I recently found the following message in the system logs for one of the compute nodes in the STOKES cluster:
init: Id "co" respawning too fast: disabled for 5 minutes
This caught my attention, because this OS image on this particular node should be identical to the image that is deployed on the rest of the nodes in the cluster. Why was it the only one producing this strange warning message? I searched the web and learned that the following line in /etc/inittab is causing the warning:
co:2345:respawn:/sbin/agetty ttyS1 19200 vt100-nav
However, this line is also found in the inittab file on every other node, so there is no error in inittab. Many solutions suggest commenting out this line. That is not a real solution, since this line is actually correct. After reading this post about co respawning too fast, I realized that the problem with my server is that one of the physical serial ports was not working.
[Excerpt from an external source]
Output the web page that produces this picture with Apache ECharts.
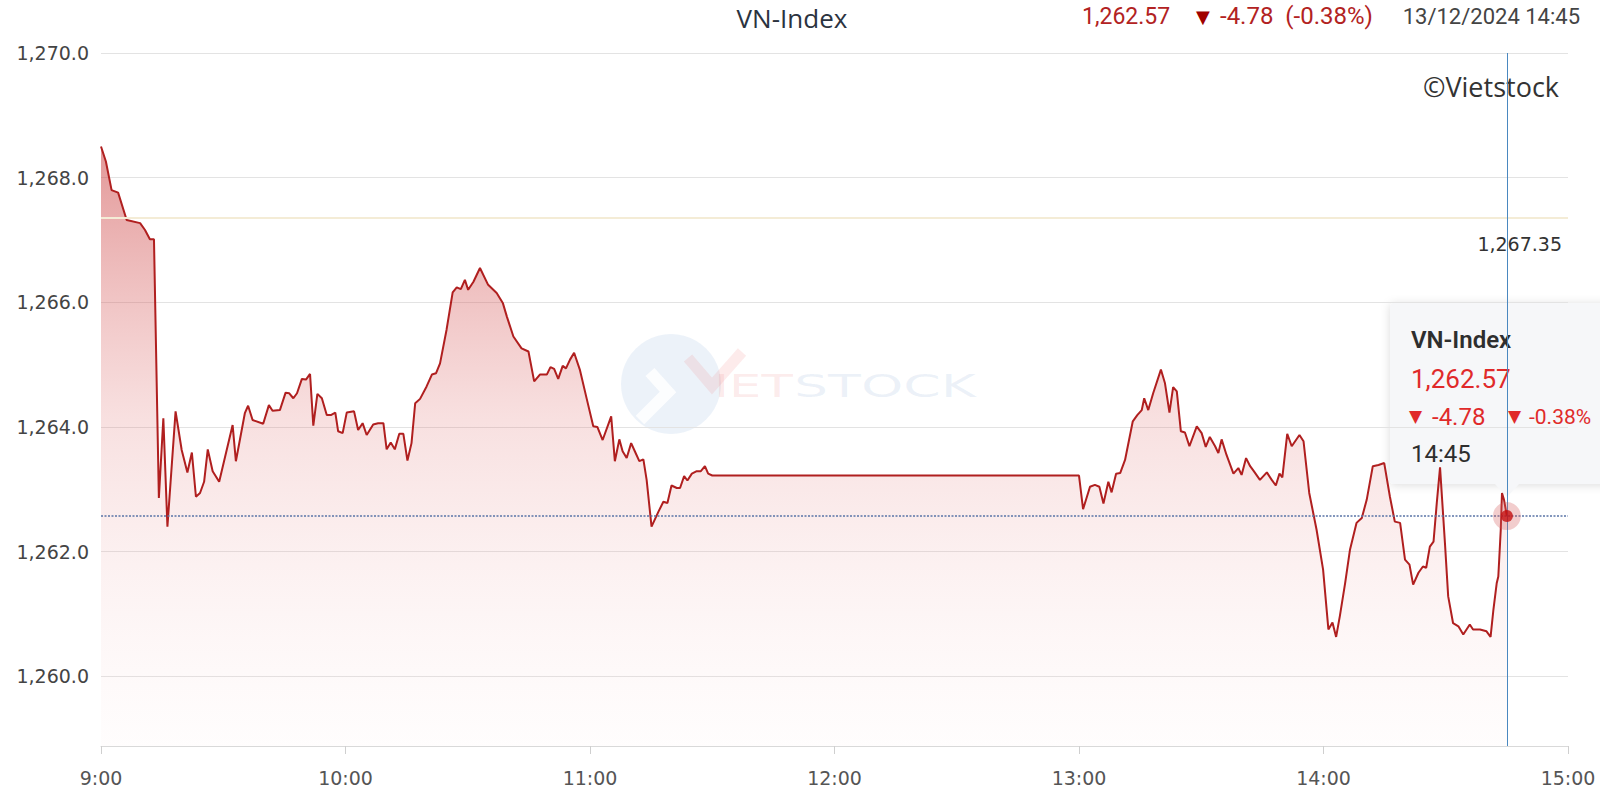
<!DOCTYPE html>
<html>
<head>
<meta charset="utf-8">
<script src="https://cdn.jsdelivr.net/npm/echarts@6/dist/echarts.min.js"></script>
<style>
html,body{margin:0;padding:0;overflow:hidden;background:#ffffff;}
#chart{width:1600px;height:801px;}
</style>
</head>
<body>
<div id="chart"></div>
<script>
// ---- Data (minutes after 9:00 open, VN-Index value) ----
const morningMinutes = [
  0, 1.2, 2.6, 4.2, 6.3, 9.6, 10.8, 12.0, 13.0, 14.2,
  15.3, 16.3, 18.3, 19.8, 21.2, 22.3, 23.3, 24.3, 25.3, 26.2,
  27.4, 29.0, 32.3, 33.1, 35.3, 36.1, 37.2, 39.8, 41.2, 42.1,
  43.9, 45.3, 46.2, 47.2, 48.1, 49.3, 50.3, 51.3, 52.1, 53.1,
  54.2, 55.4, 56.4, 57.5, 58.2, 59.3, 60.3, 62.1, 63.1, 64.2,
  65.2, 66.8, 68.0, 69.3, 70.1, 71.1, 72.1, 73.2, 74.2, 75.2,
  76.2, 77.1, 78.3, 79.9, 81.2, 82.2, 83.2, 84.8, 86.3, 87.3,
  88.3, 89.3, 90.1, 91.4, 93.0, 95.0, 97.1, 98.6, 99.6, 101.2,
  103.2, 104.9, 106.3, 107.7, 109.4, 110.3, 111.2, 112.2, 113.3, 114.1,
  115.1, 116.1, 117.5, 119.2, 120.8, 121.8, 123.1, 125.2, 126.1, 127.2,
  128.0, 129.0, 130.1, 131.0, 132.1, 133.1, 133.9, 135.1, 136.8, 138.0,
  139.0, 140.0, 141.3, 142.1, 143.1, 143.9, 145.0, 146.2, 147.2, 148.2,
  149.0, 150.0
];
const morningValues = [
  1268.50, 1268.26, 1267.80, 1267.76, 1267.32, 1267.27, 1267.16, 1267.01, 1267.01, 1262.86,
  1264.14, 1262.40, 1264.25, 1263.63, 1263.27, 1263.59, 1262.88, 1262.94, 1263.12, 1263.64,
  1263.29, 1263.12, 1264.03, 1263.45, 1264.22, 1264.34, 1264.11, 1264.05, 1264.35, 1264.26,
  1264.27, 1264.55, 1264.54, 1264.46, 1264.54, 1264.77, 1264.76, 1264.85, 1264.02, 1264.53,
  1264.46, 1264.19, 1264.19, 1264.23, 1263.93, 1263.90, 1264.23, 1264.25, 1263.95, 1264.06,
  1263.87, 1264.04, 1264.06, 1264.06, 1263.64, 1263.75, 1263.64, 1263.89, 1263.89, 1263.46,
  1263.74, 1264.38, 1264.45, 1264.65, 1264.84, 1264.86, 1265.02, 1265.56, 1266.16, 1266.24,
  1266.21, 1266.36, 1266.20, 1266.33, 1266.55, 1266.28, 1266.15, 1265.99, 1265.77, 1265.45,
  1265.26, 1265.21, 1264.73, 1264.84, 1264.84, 1264.96, 1264.93, 1264.77, 1264.98, 1264.94,
  1265.08, 1265.19, 1264.92, 1264.45, 1264.01, 1264.00, 1263.79, 1264.17, 1263.45, 1263.80,
  1263.61, 1263.50, 1263.74, 1263.61, 1263.45, 1263.48, 1263.15, 1262.40, 1262.64, 1262.80,
  1262.78, 1263.06, 1263.02, 1263.02, 1263.21, 1263.14, 1263.25, 1263.29, 1263.29, 1263.37,
  1263.25, 1263.22
];
const afternoonMinutes = [
  240.0, 241.0, 242.7, 243.9, 245.0, 246.0, 247.2, 248.0, 249.1, 250.1, 251.3,
  253.2, 254.3, 255.4, 256.0, 257.0, 258.2, 260.1, 261.1, 262.2, 263.1,
  264.0, 265.0, 266.0, 267.1, 268.9, 270.1, 271.1, 272.1, 273.4, 274.2,
  275.0, 276.2, 277.9, 279.1, 279.9, 281.0, 282.0, 282.9, 284.4, 286.1,
  287.3, 288.3, 289.2, 289.9, 291.1, 292.2, 294.1, 295.1, 296.5, 298.3,
  299.9, 301.2, 302.2, 303.1, 304.0, 305.3, 306.5, 308.1, 309.4, 310.6,
  312.1, 313.5, 314.9, 316.3, 317.5, 318.8, 320.0, 321.1, 322.0, 323.3,
  324.4, 325.2, 326.1, 327.0, 327.8, 328.6, 329.8, 330.6, 331.8, 333.1,
  334.3, 335.9, 336.7, 338.4, 340.0, 341.0, 341.7, 342.5, 342.9, 343.5,
  343.8, 344.3, 345.0
];
const afternoonValues = [
  1263.22, 1262.68, 1263.04, 1263.07, 1263.04, 1262.77, 1263.12, 1262.95, 1263.25, 1263.26, 1263.47,
  1264.09, 1264.19, 1264.27, 1264.46, 1264.27, 1264.54, 1264.92, 1264.70, 1264.23, 1264.64,
  1264.57, 1263.93, 1263.91, 1263.69, 1264.01, 1263.90, 1263.68, 1263.84, 1263.69, 1263.58,
  1263.80, 1263.55, 1263.25, 1263.34, 1263.23, 1263.50, 1263.37, 1263.29, 1263.15, 1263.27,
  1263.15, 1263.06, 1263.25, 1263.19, 1263.89, 1263.69, 1263.87, 1263.77, 1262.94, 1262.35,
  1261.71, 1260.75, 1260.86, 1260.63, 1260.96, 1261.49, 1262.03, 1262.46, 1262.54, 1262.83,
  1263.37, 1263.39, 1263.42, 1262.88, 1262.48, 1262.46, 1261.87, 1261.79, 1261.47, 1261.66,
  1261.76, 1261.74, 1262.08, 1262.16, 1262.78, 1263.35, 1262.14, 1261.28, 1260.85, 1260.80,
  1260.67, 1260.83, 1260.75, 1260.75, 1260.72, 1260.63, 1261.07, 1261.49, 1261.60, 1262.35,
  1262.94, 1262.83, 1262.57
];
const xTickLabels = ['9:00', '10:00', '11:00', '12:00', '13:00', '14:00', '15:00'];
const referenceValue = 1267.35;   // previous close
const indexName = 'VN-Index';
const dateLabel = '13/12/2024';
const lastTimeLabel = '14:45';

// ---- Derived ----
const allMinutes = morningMinutes.concat(afternoonMinutes);
const allValues = morningValues.concat(afternoonValues);
const seriesData = allMinutes.map((m, i) => [m, allValues[i]]);
const lastPoint = seriesData[seriesData.length - 1];
const lastValue = lastPoint[1];
const change = lastValue - referenceValue;
const changePct = change / referenceValue * 100;

function fmt(v, d) {
  const s = Math.abs(v).toFixed(d);
  const parts = s.split('.');
  parts[0] = parts[0].replace(/\B(?=(\d{3})+(?!\d))/g, ',');
  return (v < 0 ? '-' : '') + parts.join('.');
}

const RED_DARK = '#b22222';
const RED_TIP = '#e02a2a';

const chart = echarts.init(document.getElementById('chart'), null, {renderer: 'svg'});

const option = {
  animation: false,
  backgroundColor: '#ffffff',
  grid: {left: 101, right: 32, top: 53, bottom: 55, containLabel: false},
  xAxis: {
    type: 'value',
    min: 0,
    max: 360,
    interval: 60,
    axisLine: {show: true, lineStyle: {color: '#d9d9d9', width: 1}},
    axisTick: {show: true, length: 8, lineStyle: {color: '#cfcfcf'}},
    splitLine: {show: false},
    axisLabel: {
      color: '#555',
      fontSize: 19,
      fontFamily: 'DejaVu Sans',
      margin: 22,
      formatter: v => xTickLabels[Math.round(v / 60)]
    }
  },
  yAxis: {
    type: 'value',
    min: 1258.88,
    max: 1270,
    minInterval: 2,
    maxInterval: 2,
    axisLine: {show: false},
    axisTick: {show: false},
    splitLine: {lineStyle: {color: '#e3e3e3', width: 1}},
    axisLabel: {
      showMinLabel: false,
      color: '#444',
      fontSize: 19,
      fontFamily: 'DejaVu Sans',
      margin: 12,
      formatter: v => fmt(v, 1)
    }
  },
  series: [
    {
      // reference (previous close) line, drawn beneath the area
      type: 'line',
      data: [],
      z: 1,
      silent: true,
      markLine: {
        silent: true,
        symbol: 'none',
        animation: false,
        data: [{
          yAxis: referenceValue,
          lineStyle: {color: '#f4ecd6', width: 2, type: 'solid'},
          label: {
            show: true,
            position: 'insideEndBottom',
            distance: [6, 16],
            formatter: fmt(referenceValue, 2),
            color: '#333',
            fontSize: 19,
            fontFamily: 'DejaVu Sans'
          }
        }]
      }
    },
    {
      type: 'line',
      data: seriesData,
      showSymbol: false,
      symbol: 'none',
      silent: true,
      z: 2,
      lineStyle: {color: '#b01f1f', width: 2},
      areaStyle: {
        origin: 'start',
        color: {
          type: 'linear', x: 0, y: 0, x2: 0, y2: 1,
          colorStops: [
            {offset: 0, color: 'rgba(200,55,55,0.74)'},
            {offset: 0.45, color: 'rgba(222,110,110,0.31)'},
            {offset: 1, color: 'rgba(250,215,215,0.08)'}
          ]
        }
      },
      markLine: {
        silent: true,
        symbol: 'none',
        animation: false,
        data: [
          {
            yAxis: lastValue,
            lineStyle: {color: '#5a74a6', width: 1.6, type: [2, 1.5]},
            label: {show: false}
          },
          {
            xAxis: lastPoint[0],
            lineStyle: {color: '#4a88c0', width: 1, type: 'solid'},
            label: {show: false}
          }
        ]
      }
    },
    {
      type: 'scatter',
      data: [lastPoint],
      symbolSize: 28,
      silent: true,
      z: 5,
      itemStyle: {color: 'rgba(214,90,90,0.38)'}
    },
    {
      type: 'scatter',
      data: [lastPoint],
      symbolSize: 12,
      silent: true,
      z: 6,
      itemStyle: {color: '#c40f0f'}
    }
  ],
  graphic: [
    // watermark logo
    {
      type: 'group', silent: true, z: 0,
      children: [
        {type: 'circle', shape: {cx: 671, cy: 384, r: 50}, style: {fill: 'rgba(120,160,215,0.14)'}},
        {type: 'polyline', shape: {points: [[640, 420], [668, 392], [650, 372]]},
         style: {stroke: 'rgba(255,255,255,0.85)', lineWidth: 12, fill: null}},
        {type: 'polyline', shape: {points: [[688, 358], [712, 386], [742, 352]]},
         style: {stroke: 'rgba(240,120,120,0.15)', lineWidth: 11, fill: null}},
        {type: 'text', x: 714, y: 386, scaleX: 1.6,
         style: {text: 'IET', fill: 'rgba(235,110,110,0.15)', font: '32px "DejaVu Sans"', verticalAlign: 'middle'}},
        {type: 'text', x: 794, y: 386, scaleX: 1.68,
         style: {text: 'STOCK', fill: 'rgba(110,150,200,0.13)', font: '32px "DejaVu Sans"', verticalAlign: 'middle'}}
      ]
    },
    // header
    {type: 'text', x: 792, y: 18, silent: true,
     style: {text: indexName, fill: '#2b3340', font: '26px "Open Sans"', lineHeight: 26, align: 'center', verticalAlign: 'middle'}},
    {type: 'text', x: 1082, y: 16, silent: true,
     style: {text: fmt(lastValue, 2), fill: RED_DARK, font: '23px Roboto', align: 'left', verticalAlign: 'middle'}},
    {type: 'text', x: 1196, y: 16, silent: true,
     style: {text: '\u25BC', fill: '#a00000', font: '18px "DejaVu Sans"', align: 'left', verticalAlign: 'middle'}},
    {type: 'text', x: 1220, y: 16, silent: true,
     style: {text: fmt(change, 2) + '  (' + fmt(changePct, 2) + '%)', fill: RED_DARK, font: '24px Roboto', align: 'left', verticalAlign: 'middle'}},
    {type: 'text', x: 1580, y: 16, silent: true,
     style: {text: dateLabel + ' ' + lastTimeLabel, fill: '#444', font: '22px Roboto', align: 'right', verticalAlign: 'middle'}},
    // copyright
    {type: 'text', x: 1559, y: 86, silent: true,
     style: {text: '\u00A9Vietstock', fill: '#333', font: '27px "Open Sans"', align: 'right', verticalAlign: 'middle'}},
    // tooltip box
    {
      type: 'group', silent: true, z: 100,
      children: [
        {type: 'rect', shape: {x: 1390, y: 303, width: 260, height: 181, r: 4},
         style: {fill: '#f6f7f9', shadowBlur: 10, shadowColor: 'rgba(0,0,0,0.14)', shadowOffsetY: 1}},
        {type: 'polygon', shape: {points: [[1494, 483], [1520, 483], [1507, 497]]},
         style: {fill: '#f6f7f9'}},
        {type: 'text', x: 1411, y: 340,
         style: {text: indexName, fill: '#2e2e2e', font: '600 24px Roboto', verticalAlign: 'middle'}},
        {type: 'text', x: 1411, y: 379,
         style: {text: fmt(lastValue, 2), fill: RED_TIP, font: '26px Roboto', verticalAlign: 'middle'}},
        {type: 'text', x: 1409, y: 416,
         style: {text: '\u25BC', fill: RED_TIP, font: '17px "DejaVu Sans"', verticalAlign: 'middle'}},
        {type: 'text', x: 1432, y: 417,
         style: {text: fmt(change, 2), fill: RED_TIP, font: '24px Roboto', verticalAlign: 'middle'}},
        {type: 'text', x: 1508, y: 416,
         style: {text: '\u25BC', fill: RED_TIP, font: '17px "DejaVu Sans"', verticalAlign: 'middle'}},
        {type: 'text', x: 1529, y: 417,
         style: {text: fmt(changePct, 2) + '%', fill: RED_TIP, font: '21px Roboto', verticalAlign: 'middle'}},
        {type: 'text', x: 1411, y: 454,
         style: {text: lastTimeLabel, fill: '#2e2e2e', font: '24px Roboto', verticalAlign: 'middle'}}
      ]
    }
  ]
};

chart.setOption(option);
</script>
</body>
</html>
The output from dmesg showed:
Serial: 8250/16550 driver $Revision: 1.90 $ 4 ports, IRQ sharing enabled serial8250: ttyS0 at I/O 0x3f8 (irq = 4) is a 16550A 00:02: ttyS0 at I/O 0x3f8 (irq = 4) is a 16550A brd: module loaded
This node should have TWO serial ports! I rebooted the node and confirmed that the second serial port was not configured in the UEFI. I suspect that this node “lost” a serial port when the battery on the motherboard had to be replace a few months back. Surprisingly, I had to reconfigure the serial ports twice before it worked. Now dmesg shows:
Serial: 8250/16550 driver $Revision: 1.90 $ 4 ports, IRQ sharing enabled serial8250: ttyS0 at I/O 0x3f8 (irq = 4) is a 16550A serial8250: ttyS1 at I/O 0x2f8 (irq = 3) is a 16550A 00:02: ttyS0 at I/O 0x3f8 (irq = 4) is a 16550A 00:03: ttyS1 at I/O 0x2f8 (irq = 3) is a 16550A
…and the annoying warning is no longer filling my log files with noise! I suspect that this points to the root problem experienced by other admins, such as these disgruntled Amazon Web Services users. I suspect that Amazon made a change in their virtual machine that eliminated one or more virtual serial ports, wreaking havoc with some users whose instances depended on them.
Error is looping. How did you stop the error message?